The team aims to leverage modern computing tools and techniques to better analyze the structure and activity of neural circuits, including examining big data sets related to whole-brain measurements of neuronal connectivity and activity; the development of new technologies for data acquisition; and the theoretical understanding of these data to derive underlying principles.

The distinguished chairs were launched at IIT Madras through a gift from IIT Madras alumnus and Infosys co-founder Kris Gopalakrishnan.

“The Center for Computational Brain Research at IIT Madras is a perfect example of how alumni relations and international collaborations can be synergized for maximum effect,” says professor R. Nagarajan, dean for international and alumni relations at IIT Madras. “During a visit to campus in 2014, Purdue President Mitch Daniels signed an agreement with IIT Madras, which has facilitated such collaborative engagements. We are excited about the center, and its potential for opening up an area of cutting-edge research with significant global relevance.”

“We are in the early stages,” Raghunathan says. “While the three chairs are already working with over a dozen IIT Madras students and faculty, we realize that the scale of the problem is large. We hope to leverage and contribute to the emerging global research community in computational brain research and to raise additional private- and public-sector support to expand the scale of our activities.”

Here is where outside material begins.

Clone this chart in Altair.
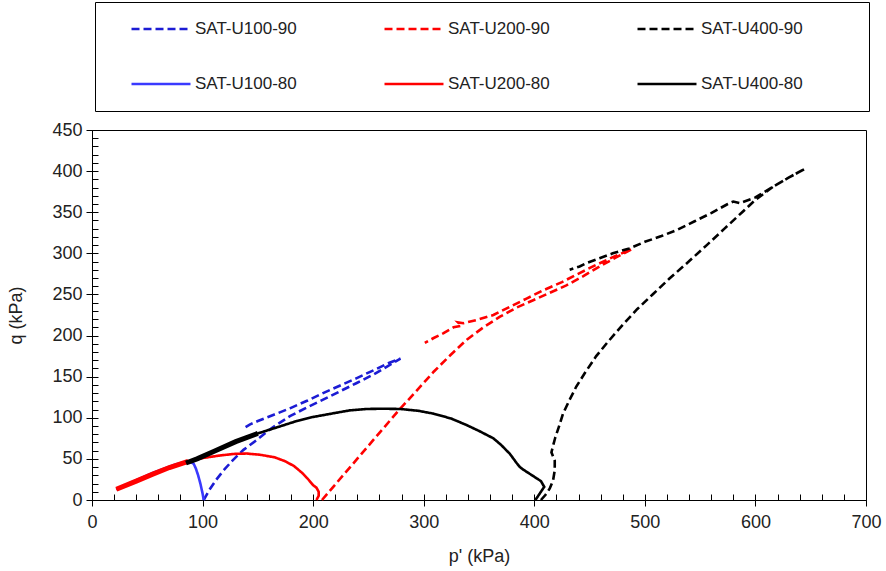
import altair as alt
import pandas as pd

# ---------------- data ----------------
series_names = ["SAT-U100-90", "SAT-U200-90", "SAT-U400-90",
                "SAT-U100-80", "SAT-U200-80", "SAT-U400-80"]
series_colors = ["#1c1cd4", "#ff0000", "#000000", "#3a3aff", "#ff0000", "#000000"]
series_dashes = [[8, 4], [8, 4], [8, 4], [1, 0], [1, 0], [1, 0]]

u100_90_p = [101, 106, 112, 119, 127, 137, 149, 162, 179, 195, 209, 224, 239, 255, 269, 279,
             269, 255, 239, 224, 209, 195, 179, 165, 150, 143, 138]
u100_90_q = [0, 12, 24, 36, 48, 61, 73, 87, 102, 113, 122, 132, 142, 153, 164, 172,
             167, 158, 148, 139, 130, 121, 111.5, 104, 96, 92, 88]

u200_90_p = [208, 222, 236, 250, 264, 278, 293, 309, 324, 339, 354, 369, 384, 399, 414, 429, 444, 459, 474, 488,
             472, 456, 441, 425, 408, 393, 378, 363, 348, 336, 331, 334, 327, 318, 309, 301]
u200_90_q = [0, 22, 44, 66, 88, 110, 132, 156, 176, 195, 210, 223, 234, 243, 252, 261, 272, 284, 295, 305,
             296, 286, 276, 265, 255, 245, 235, 225, 219, 215, 216, 212, 210, 203, 197, 191]

u400_90_p = [406, 410, 414, 417, 418.5, 418.5, 415.5, 417, 419, 422, 426, 432, 438, 446, 456, 467, 480, 493,
             507, 522, 538, 556, 572, 588, 600, 616, 630, 645,
             630, 616, 600, 590, 586, 580, 575, 560, 545, 530, 515, 500, 486, 471, 459, 447, 441, 432]
u400_90_q = [0, 6, 14, 24, 36, 48, 58, 66, 76, 88, 105, 122, 138, 155, 175, 193, 213, 232,
             250, 269, 288, 310, 330, 350, 365, 381, 392, 403,
             392, 381, 368, 363, 361, 363, 360, 349, 339, 329, 321, 314, 306, 300, 294, 288, 284, 280]

u100_80_p = [101, 100, 98, 96, 94, 92, 88, 84, 75, 65, 55, 45, 35, 25, 22]
u100_80_q = [0, 8, 20, 30, 38, 44, 47, 46, 43, 38, 33, 27, 21, 15, 13]

u200_80_p = [203, 205, 205, 203, 200, 195, 190, 183, 175, 165, 152, 140, 128, 115, 100, 87, 70, 55, 40, 22]
u200_80_q = [0, 5, 10, 15, 18, 26, 33, 41, 47, 52, 55, 56.5, 56, 54, 51, 47, 39.5, 31.5, 23, 13]

u400_80_p = [401, 405, 409, 406, 398, 390, 387, 384, 378, 370, 363, 350, 339, 325, 309, 295, 279, 263, 248,
             233, 218, 200, 185, 170, 150, 130, 110, 95, 85]
u400_80_q = [0, 8, 16, 23, 30, 37, 40, 45, 56, 67, 75, 84, 91, 99, 105, 108.5, 110.7, 111, 110.7,
             109, 105.4, 101, 96, 89.5, 81, 71, 59, 50, 45]

x_ticks_major = [0, 100, 200, 300, 400, 500, 600, 700]
x_ticks_minor = list(range(0, 701, 20))
y_ticks_major = [0, 50, 100, 150, 200, 250, 300, 350, 400, 450]
y_ticks_minor = list(range(0, 451, 10))

# ---------------- table ----------------
series_data = [
    ("SAT-U100-90", u100_90_p, u100_90_q),
    ("SAT-U200-90", u200_90_p, u200_90_q),
    ("SAT-U400-90", u400_90_p, u400_90_q),
    ("SAT-U100-80", u100_80_p, u100_80_q),
    ("SAT-U200-80", u200_80_p, u200_80_q),
    ("SAT-U400-80", u400_80_p, u400_80_q),
]
rows = []
for name, ps, qs in series_data:
    for i, (p, q) in enumerate(zip(ps, qs)):
        rows.append({"series": name, "p": p, "q": q, "idx": i})
df = pd.DataFrame(rows)

TEXT = "#222222"
FONT = "Liberation Sans"

xscale = alt.Scale(domain=[0, 700], nice=False, zero=True)
yscale = alt.Scale(domain=[0, 450], nice=False, zero=True)
color_scale = alt.Scale(domain=series_names, range=series_colors)
dash_scale = alt.Scale(domain=series_names, range=series_dashes)

# the legend title is painted white on the white box: it only widens the box on the right
legend = alt.Legend(
    title="W", titleOrient="right", titleColor="white", titleFontSize=17, titleFont=FONT,
    titlePadding=31,
    orient="none", legendX=3, legendY=-128, columns=3, direction="horizontal",
    symbolType="stroke", symbolSize=3480, symbolStrokeWidth=2.5,
    labelFontSize=17, labelFont=FONT, labelColor=TEXT, labelLimit=300,
    padding=18, strokeColor="black", fillColor="white",
    columnPadding=69, rowPadding=37, clipHeight=18, symbolOffset=17, labelOffset=3,
)

base = alt.Chart(df)

main = base.mark_line(strokeWidth=2.6).encode(
    x=alt.X("p:Q", scale=xscale,
            axis=alt.Axis(title="p' (kPa)", orient="bottom", values=x_ticks_major, tickSize=6,
                          grid=False, labelFlush=False, labelPadding=7, titlePadding=16)),
    y=alt.Y("q:Q", scale=yscale,
            axis=alt.Axis(title="q (kPa)", orient="left", values=y_ticks_major, tickSize=6,
                          grid=False, labelFlush=False, labelPadding=4, titlePadding=26)),
    color=alt.Color("series:N", scale=color_scale, legend=legend),
    strokeDash=alt.StrokeDash("series:N", scale=dash_scale, legend=legend),
    order=alt.Order("idx:Q"),
    detail="series:N",
)

thick = base.transform_filter(
    "(datum.series == 'SAT-U200-80' && datum.p <= 88) || (datum.series == 'SAT-U400-80' && datum.p <= 150)"
).mark_line(strokeWidth=5).encode(
    x=alt.X("p:Q", scale=xscale,
            axis=alt.Axis(title=None, orient="bottom", values=x_ticks_minor, tickSize=6, offset=-6,
                          labels=False, domain=False, grid=False)),
    y=alt.Y("q:Q", scale=yscale,
            axis=alt.Axis(title=None, orient="left", values=y_ticks_minor, tickSize=6, offset=-6,
                          labels=False, domain=False, grid=False)),
    color=alt.Color("series:N", scale=color_scale, legend=None),
    order=alt.Order("idx:Q"),
    detail="series:N",
)

chart = alt.layer(main, thick).resolve_axis(x="independent", y="independent").properties(
    width=774, height=370,
    padding={"left": 92, "top": 130, "right": 20, "bottom": 71},
    autosize=alt.AutoSizeParams(type="none"),
    background="white",
).configure_view(
    stroke="black", strokeWidth=1
).configure_axis(
    domainColor="black", tickColor="black", domainWidth=1, tickWidth=1,
    labelColor=TEXT, titleColor=TEXT, labelFont=FONT, titleFont=FONT,
    labelFontSize=18, titleFontSize=18, titleFontWeight="normal",
)

chart.save("out.html", embed_options={"renderer": "svg", "actions": False})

Suresh Garimella, Purdue’s executive vice president for research and partnerships and Goodson Distinguished Professor of Mechanical Engineering, says, “The Center for Computational Brain Research is a great example of today’s interdisciplinary research ecosystem, with scientists from diverse disciplines combining knowledge to tackle complex global questions. Such university partnerships, with faculty from IIT Madras, Purdue and other institutions joining together to pursue a common goal, represent true bilateral cooperation between the United States and India.”

IIT Madras is among the foremost institutes of higher technological education and basic and applied research. Founded in 1959, IIT Madras is a residential institute with nearly 550 faculty, 8,000 students and 1,250 administrative and supporting staff. It has established itself as a premier center for teaching, research and industrial consultancy in India. IIT Madras has 16 academic departments and advanced research centers in various disciplines of engineering and pure sciences, with nearly 100 laboratories. The campus is located in the city of Chennai, previously known as Madras. https://www.iitm.ac.in/

Raghunathan directs the Integrated Systems Laboratory in the School of Electrical and Computer Engineering at Purdue. His group’s research spans various topics in very-large-scale-integration (VLSI) and computer engineering. Before joining Purdue, he was a senior researcher at NEC Laboratories America and held a visiting position in the Department of Electrical Engineering at Princeton University.